On Friday I went to pay a shiva call to the parents, brothers, sister, and – especially – the pregnant widow and orphans of Netanel Arami, may G-d avenge his blood. Netanel plunged to his death on Tuesday when somebody cut the rope from which he was rappelling as part of his work at a construction site. Nobody was at the house when I got there. Later, a few people entered.
I thought of all the shiva calls I had made during Operation Protective Edge. I thought of the constant IDF accompaniment of the bereaved families; of the feeling of solidarity that enveloped them; of the steady stream of visitors who sought to comfort them.
Netanel’s story is no less disturbing than the story of the three abducted teenagers. If you or I had been dangling at the end of the rope on the 18th floor, the Arab murderer would have cut the rope as well, and we would have plunged to our shocking deaths just like Netanel. The Arab didn’t murder Netanel for personal reasons; he murdered him because he is a Jew, exactly why the three abducted teens were murdered.
Netanel was one of those everyday righteous souls. He worked hard to support his young family. He had just opened up his own rappelling business. He didn’t come from a wealthy family. He and his wife were just a young Israeli family starting out on their own. He worked hard, dealt with his overdraft, with the contractors who didn’t pay on time – and nonetheless, employed another person who had a rough start in life and is also building his family. “Go out and buy everything you need for your new baby,” Netanel told him. “I will pay.” The worker did not know that the money for the pacifiers he bought for his own baby came at the expense of necessities for Netanel’s baby.
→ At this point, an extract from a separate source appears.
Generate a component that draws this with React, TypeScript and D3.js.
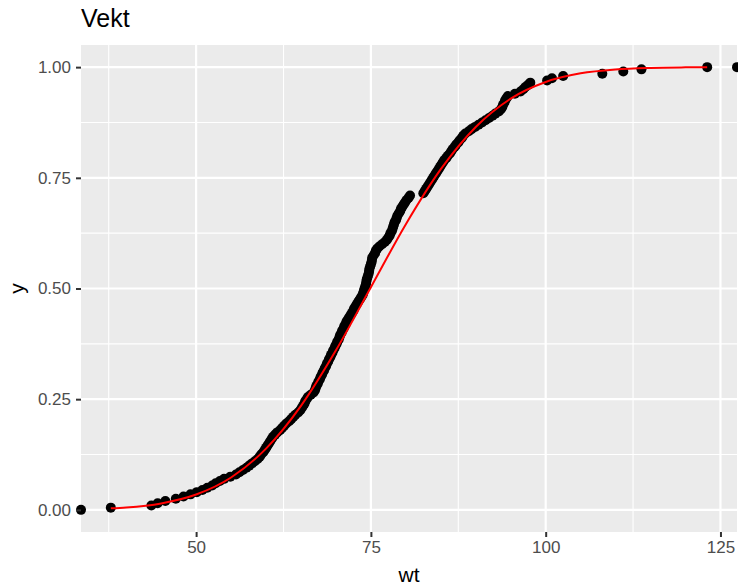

Netanel lay shattered on the ground for five hours. His mother heard about the “accident” from the Internet. The employee brought the police. They went up to the roof and saw the cut rope and heard the Arab workers laughing. A cut rappelling rope looks completely different from a worn-out rope. And there are always two ropes: one main rope and one safety rope.
The police have placed a censorship order on the entire case. What is the order’s purpose – other than to conceal the truth from the public?
On the night of the murder, the police called the grieving widow. They treated her almost like a criminal.
“You have to come in to the police station,” they roughly said to the widow holding her baby.
“Why?”
“You want to bury your husband, don’t you?”
“Yes, but why do I have to go to the police station?”
“You have to sign a release for an autopsy.”
“But I do not have a car.”
And so, the new widow, on the evening the murder was discovered, had to run to the police station to argue against an autopsy.
Since then, nothing. No representative from the police, nobody to give the family an update, no psychologist to help them over the hurdle, no welfare for the children. Nothing. Complete evasion. And a censorship order on the investigation. And media avoidance of the story.
It is a convenient way to solve problems. We will hint that perhaps it was a criminal act and not an act of terror. We will leave the case open. Using the excuse of “it’s an ongoing investigation,” we will destroy a family. Just like we destroyed Shelly Dadon’s family, may G-d avenge her blood. In her case, the flaccid Minister of Internal Security hurried off to the Arab town of Taibeh to announce that more investigative directions were being examined. Or maybe we will act like we did following the murder of Rabbi Moshe Talbi, found shot at the Yakir intersection, whom the police hurriedly murdered again by claiming he had committed suicide. The family had to heroically fight for years to get the police to admit that the beloved head of their family had been murdered.